Wednesday, March 19:

Broadcast writing


Monday, March 24:

Web Journalism. Using Social Media as Journalists. Assignment 3 is due, critique in small groups. Editorial/Op-Ed writing and marketing. Give out Fifth Writing Assignment: Write an editorial/Op-Ed. Due next Monday, March 31.



Wednesday, March 26
Using Social Media as Journalists: Facebook, Twitter. Critique Assignment 3 as an entire class



Monday, March 31:

Op-Ed assignment is due. Critique Op-Eds in small groups. Give out Assignment 6: Write a movie, music, or restaurant review. Due next Monday, April 7


Wednesday, April 2.

Critique Op-Eds as an entire class.



Monday, April 7:

Assignment 6 is due, critique in small groups. Beat reporting. Public Affairs Journalism.

At home oral assignment on objectivity is due. Objectivity and bias.
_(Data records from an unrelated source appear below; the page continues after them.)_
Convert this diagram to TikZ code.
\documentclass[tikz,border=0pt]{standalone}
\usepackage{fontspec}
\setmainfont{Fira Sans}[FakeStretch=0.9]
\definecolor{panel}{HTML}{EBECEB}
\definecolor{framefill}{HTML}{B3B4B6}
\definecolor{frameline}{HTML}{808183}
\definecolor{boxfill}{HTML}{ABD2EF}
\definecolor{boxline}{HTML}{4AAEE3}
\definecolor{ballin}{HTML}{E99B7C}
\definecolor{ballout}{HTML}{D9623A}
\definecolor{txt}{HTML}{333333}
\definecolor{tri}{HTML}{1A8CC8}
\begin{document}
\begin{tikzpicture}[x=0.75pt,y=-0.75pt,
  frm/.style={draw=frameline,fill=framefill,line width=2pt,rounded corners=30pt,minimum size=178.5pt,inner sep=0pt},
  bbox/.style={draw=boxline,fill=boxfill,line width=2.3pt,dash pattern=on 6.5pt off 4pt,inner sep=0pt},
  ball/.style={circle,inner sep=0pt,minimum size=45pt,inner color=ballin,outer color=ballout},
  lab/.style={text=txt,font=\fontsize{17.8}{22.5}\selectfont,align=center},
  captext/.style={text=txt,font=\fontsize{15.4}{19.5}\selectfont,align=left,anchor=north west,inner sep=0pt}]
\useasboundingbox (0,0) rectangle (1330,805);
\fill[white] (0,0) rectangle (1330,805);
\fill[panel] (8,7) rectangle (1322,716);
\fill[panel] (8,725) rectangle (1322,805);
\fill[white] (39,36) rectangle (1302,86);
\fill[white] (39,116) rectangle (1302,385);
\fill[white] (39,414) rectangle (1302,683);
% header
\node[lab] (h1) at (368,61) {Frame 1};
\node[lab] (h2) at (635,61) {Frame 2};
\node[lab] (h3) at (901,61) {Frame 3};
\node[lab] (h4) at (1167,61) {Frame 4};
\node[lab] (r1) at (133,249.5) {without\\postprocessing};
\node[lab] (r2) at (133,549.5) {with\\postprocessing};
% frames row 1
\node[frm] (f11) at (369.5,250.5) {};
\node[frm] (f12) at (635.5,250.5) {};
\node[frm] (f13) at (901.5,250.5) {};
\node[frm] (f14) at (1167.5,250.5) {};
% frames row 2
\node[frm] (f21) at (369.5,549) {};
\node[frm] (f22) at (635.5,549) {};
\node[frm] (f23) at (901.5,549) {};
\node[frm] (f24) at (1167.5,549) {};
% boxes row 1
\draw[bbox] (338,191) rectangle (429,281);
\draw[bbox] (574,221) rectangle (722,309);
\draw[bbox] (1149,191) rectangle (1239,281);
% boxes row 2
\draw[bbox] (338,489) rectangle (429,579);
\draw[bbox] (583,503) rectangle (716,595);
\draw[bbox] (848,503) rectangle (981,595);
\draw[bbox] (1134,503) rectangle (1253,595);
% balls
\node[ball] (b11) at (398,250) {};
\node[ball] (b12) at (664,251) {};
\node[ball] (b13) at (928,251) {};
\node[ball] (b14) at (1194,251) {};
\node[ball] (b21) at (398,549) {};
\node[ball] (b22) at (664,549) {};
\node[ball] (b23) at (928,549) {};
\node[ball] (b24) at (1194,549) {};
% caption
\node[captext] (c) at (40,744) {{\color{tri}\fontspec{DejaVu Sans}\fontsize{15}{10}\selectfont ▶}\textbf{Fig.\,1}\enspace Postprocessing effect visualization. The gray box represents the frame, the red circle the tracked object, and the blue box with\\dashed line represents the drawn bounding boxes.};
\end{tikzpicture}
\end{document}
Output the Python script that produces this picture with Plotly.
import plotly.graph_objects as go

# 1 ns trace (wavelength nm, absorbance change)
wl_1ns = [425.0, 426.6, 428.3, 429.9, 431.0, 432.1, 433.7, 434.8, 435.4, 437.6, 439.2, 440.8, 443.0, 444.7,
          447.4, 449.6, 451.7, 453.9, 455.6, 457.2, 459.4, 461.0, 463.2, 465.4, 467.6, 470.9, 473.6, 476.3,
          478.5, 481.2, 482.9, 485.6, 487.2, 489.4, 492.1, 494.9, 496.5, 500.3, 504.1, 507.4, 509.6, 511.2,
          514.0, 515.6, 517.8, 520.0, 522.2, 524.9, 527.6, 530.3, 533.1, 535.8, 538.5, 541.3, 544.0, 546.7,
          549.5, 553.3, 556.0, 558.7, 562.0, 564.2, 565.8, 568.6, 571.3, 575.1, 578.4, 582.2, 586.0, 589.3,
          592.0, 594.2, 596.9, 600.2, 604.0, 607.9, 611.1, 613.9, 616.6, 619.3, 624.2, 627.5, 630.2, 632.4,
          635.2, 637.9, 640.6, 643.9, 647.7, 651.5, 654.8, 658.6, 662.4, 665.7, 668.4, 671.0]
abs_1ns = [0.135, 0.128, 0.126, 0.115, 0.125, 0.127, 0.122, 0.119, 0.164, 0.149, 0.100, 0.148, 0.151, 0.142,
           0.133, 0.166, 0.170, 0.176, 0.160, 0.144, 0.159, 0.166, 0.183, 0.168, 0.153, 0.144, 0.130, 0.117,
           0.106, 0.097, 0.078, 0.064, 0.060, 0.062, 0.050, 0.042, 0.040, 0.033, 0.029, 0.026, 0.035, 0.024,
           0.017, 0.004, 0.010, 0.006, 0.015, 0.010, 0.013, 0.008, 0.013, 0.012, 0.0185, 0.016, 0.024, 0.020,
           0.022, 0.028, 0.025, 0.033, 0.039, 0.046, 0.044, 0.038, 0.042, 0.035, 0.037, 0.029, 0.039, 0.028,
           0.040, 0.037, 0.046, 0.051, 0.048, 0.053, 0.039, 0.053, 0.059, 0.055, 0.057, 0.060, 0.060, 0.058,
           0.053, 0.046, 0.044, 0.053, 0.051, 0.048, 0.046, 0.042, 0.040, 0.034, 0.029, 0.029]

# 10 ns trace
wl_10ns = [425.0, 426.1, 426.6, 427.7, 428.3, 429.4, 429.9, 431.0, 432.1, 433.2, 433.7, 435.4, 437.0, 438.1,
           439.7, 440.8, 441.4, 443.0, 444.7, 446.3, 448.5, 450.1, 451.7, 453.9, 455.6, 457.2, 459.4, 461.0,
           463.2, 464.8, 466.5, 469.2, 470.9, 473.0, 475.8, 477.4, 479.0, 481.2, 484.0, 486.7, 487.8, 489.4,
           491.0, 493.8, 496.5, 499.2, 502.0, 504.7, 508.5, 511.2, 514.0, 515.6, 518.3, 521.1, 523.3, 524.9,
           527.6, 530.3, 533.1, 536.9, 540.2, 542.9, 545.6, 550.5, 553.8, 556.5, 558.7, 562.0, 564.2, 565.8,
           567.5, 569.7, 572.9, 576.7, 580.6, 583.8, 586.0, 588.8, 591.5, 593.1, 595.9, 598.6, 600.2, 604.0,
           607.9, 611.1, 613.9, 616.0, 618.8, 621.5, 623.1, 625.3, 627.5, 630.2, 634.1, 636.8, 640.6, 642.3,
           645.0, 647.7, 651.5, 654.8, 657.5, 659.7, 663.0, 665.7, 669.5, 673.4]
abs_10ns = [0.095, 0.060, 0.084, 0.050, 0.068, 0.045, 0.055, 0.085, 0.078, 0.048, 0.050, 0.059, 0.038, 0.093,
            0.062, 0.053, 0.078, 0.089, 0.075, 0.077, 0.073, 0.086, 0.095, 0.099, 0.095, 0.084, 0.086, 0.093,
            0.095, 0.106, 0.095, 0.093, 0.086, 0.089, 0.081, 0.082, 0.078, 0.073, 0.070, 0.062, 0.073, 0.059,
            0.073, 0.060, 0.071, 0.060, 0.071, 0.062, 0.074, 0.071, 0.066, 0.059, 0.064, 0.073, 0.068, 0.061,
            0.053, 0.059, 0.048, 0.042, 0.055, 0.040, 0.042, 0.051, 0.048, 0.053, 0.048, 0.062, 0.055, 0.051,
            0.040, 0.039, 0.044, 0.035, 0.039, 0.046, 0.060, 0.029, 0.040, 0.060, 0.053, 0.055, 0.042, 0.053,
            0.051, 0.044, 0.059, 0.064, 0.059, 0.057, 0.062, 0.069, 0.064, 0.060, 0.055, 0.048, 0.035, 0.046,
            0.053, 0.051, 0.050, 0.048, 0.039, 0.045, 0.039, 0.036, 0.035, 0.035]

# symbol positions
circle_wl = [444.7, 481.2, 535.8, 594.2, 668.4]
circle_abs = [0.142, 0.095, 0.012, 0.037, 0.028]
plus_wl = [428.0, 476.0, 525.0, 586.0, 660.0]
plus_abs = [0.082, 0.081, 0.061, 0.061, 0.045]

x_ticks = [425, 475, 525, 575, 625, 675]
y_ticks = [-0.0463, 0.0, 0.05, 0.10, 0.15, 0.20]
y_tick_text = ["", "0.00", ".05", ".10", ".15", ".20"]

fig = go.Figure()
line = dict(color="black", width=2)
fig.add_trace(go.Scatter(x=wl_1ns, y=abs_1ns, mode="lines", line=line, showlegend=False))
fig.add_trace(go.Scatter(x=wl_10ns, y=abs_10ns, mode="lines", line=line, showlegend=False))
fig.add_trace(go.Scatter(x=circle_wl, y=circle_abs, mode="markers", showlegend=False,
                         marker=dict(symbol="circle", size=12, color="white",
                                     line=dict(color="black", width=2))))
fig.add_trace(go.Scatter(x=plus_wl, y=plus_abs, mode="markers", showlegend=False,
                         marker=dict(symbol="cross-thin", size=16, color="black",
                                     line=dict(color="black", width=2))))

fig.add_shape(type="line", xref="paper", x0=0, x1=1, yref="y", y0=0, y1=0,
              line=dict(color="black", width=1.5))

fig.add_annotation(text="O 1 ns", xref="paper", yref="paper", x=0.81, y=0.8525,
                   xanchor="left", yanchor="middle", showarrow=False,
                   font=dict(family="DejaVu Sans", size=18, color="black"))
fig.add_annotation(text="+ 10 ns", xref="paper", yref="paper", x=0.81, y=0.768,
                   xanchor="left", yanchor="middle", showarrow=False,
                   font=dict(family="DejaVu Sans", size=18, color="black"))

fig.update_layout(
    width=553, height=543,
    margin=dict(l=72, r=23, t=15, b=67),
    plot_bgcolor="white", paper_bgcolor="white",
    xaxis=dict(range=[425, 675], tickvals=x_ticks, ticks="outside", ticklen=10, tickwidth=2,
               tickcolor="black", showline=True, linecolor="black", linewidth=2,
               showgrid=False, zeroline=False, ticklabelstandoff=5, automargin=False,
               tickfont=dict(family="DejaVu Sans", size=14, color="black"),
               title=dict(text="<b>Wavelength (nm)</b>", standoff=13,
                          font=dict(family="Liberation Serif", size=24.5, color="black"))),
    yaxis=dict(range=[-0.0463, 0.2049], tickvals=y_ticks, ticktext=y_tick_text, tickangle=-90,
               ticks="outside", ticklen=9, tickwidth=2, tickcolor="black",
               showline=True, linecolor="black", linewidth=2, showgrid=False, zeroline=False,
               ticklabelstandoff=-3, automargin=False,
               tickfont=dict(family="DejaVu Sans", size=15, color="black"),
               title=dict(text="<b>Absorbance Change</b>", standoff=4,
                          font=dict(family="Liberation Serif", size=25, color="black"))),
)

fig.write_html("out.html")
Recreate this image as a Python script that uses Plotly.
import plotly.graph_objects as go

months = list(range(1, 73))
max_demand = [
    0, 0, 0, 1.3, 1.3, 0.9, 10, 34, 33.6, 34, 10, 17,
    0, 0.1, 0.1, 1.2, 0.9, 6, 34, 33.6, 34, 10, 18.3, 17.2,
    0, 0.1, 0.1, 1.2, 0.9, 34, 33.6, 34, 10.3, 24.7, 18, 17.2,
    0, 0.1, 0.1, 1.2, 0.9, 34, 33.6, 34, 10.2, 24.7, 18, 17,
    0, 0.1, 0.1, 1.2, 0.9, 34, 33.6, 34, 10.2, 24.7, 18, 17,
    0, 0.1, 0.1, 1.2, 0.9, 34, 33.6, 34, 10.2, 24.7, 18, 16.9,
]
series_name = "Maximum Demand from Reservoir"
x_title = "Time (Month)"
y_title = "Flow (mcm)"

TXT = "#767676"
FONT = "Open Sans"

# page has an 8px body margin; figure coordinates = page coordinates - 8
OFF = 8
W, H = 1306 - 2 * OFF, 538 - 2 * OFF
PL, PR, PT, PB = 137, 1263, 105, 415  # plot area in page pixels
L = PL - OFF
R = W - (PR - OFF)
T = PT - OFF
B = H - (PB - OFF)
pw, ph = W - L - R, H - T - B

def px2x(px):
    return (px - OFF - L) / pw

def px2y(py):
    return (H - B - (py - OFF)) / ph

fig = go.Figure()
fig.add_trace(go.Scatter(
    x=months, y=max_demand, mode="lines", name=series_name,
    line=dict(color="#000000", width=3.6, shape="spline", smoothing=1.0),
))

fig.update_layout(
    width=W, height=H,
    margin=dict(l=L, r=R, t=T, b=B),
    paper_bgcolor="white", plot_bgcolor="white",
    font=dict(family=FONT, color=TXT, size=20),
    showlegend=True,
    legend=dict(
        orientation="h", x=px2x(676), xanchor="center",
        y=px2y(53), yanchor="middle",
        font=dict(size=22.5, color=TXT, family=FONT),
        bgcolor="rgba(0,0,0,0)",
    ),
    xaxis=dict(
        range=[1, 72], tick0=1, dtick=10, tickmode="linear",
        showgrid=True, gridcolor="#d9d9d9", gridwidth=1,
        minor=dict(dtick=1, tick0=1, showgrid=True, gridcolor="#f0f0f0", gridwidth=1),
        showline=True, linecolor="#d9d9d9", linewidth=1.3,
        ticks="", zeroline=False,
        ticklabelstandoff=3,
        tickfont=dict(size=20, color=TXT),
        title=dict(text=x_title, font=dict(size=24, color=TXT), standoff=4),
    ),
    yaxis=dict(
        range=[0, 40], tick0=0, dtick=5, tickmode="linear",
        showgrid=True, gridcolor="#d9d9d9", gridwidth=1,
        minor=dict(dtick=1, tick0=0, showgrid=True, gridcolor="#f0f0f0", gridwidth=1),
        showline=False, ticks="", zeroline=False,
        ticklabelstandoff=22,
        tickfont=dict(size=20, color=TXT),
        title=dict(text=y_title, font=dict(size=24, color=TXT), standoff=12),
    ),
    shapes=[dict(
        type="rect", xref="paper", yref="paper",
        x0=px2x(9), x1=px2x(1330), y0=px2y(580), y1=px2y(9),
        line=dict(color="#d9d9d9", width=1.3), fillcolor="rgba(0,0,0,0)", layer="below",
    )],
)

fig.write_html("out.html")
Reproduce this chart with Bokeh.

Handout Assignment 7: Participatory or How-To article. Due Monday, April 28

FOR NEXT CLASS: Reading Assignment–Rich, Chapter 19 and 20.


Wednesday, April 9:

Critique Assignment 6 as an entire class.


Monday, April 14:

Current events quiz. Corner Assignment is due. Government and statistical stories. Handout assignment 8, Feature article. Due on Monday, May 5.


Wednesday, April 16:

Education. Sports writing

FOR NEXT CLASS: Reading Assignment—Rich, Chapter 13, AP Stylebook section on Media Law.


Monday, April 21:

Current events quiz. Accuracy and Media Law. Defamation, invasion of privacy, copyright, trademark, First Amendment. Reading Assignment, Rich, Chapters 17 and 19.

Wednesday, April 23:

Disasters, Weather, and Tragedies.

Reading Assignment, Rich, Chapter 21.


Monday, April 28:

Assignment 7 is due, critique in small groups. Discuss progress of Assignment 8. Magazine writing.
Reading assignment: Rich, Reread Chapters 7, 8, and 9.
FOR NEXT CLASS: Reading Assignment-Rich, Chapter 23.


Wednesday, April 30

Travel writing. Critique Assignment 7 as an entire class.


Monday, May 5:

Feature Article is due. Critique in small groups. Law and judiciary articles. Police and fire articles. Media Jobs and Internships. Make up missed topics. Hand out final questions. The exam is not open book.

Final exam date and time to be announced pursuant to Temple’s Matrix. Not even Neo or Morpheus can change the date and time announced by the Matrix, so I can’t give the exam on other dates and times.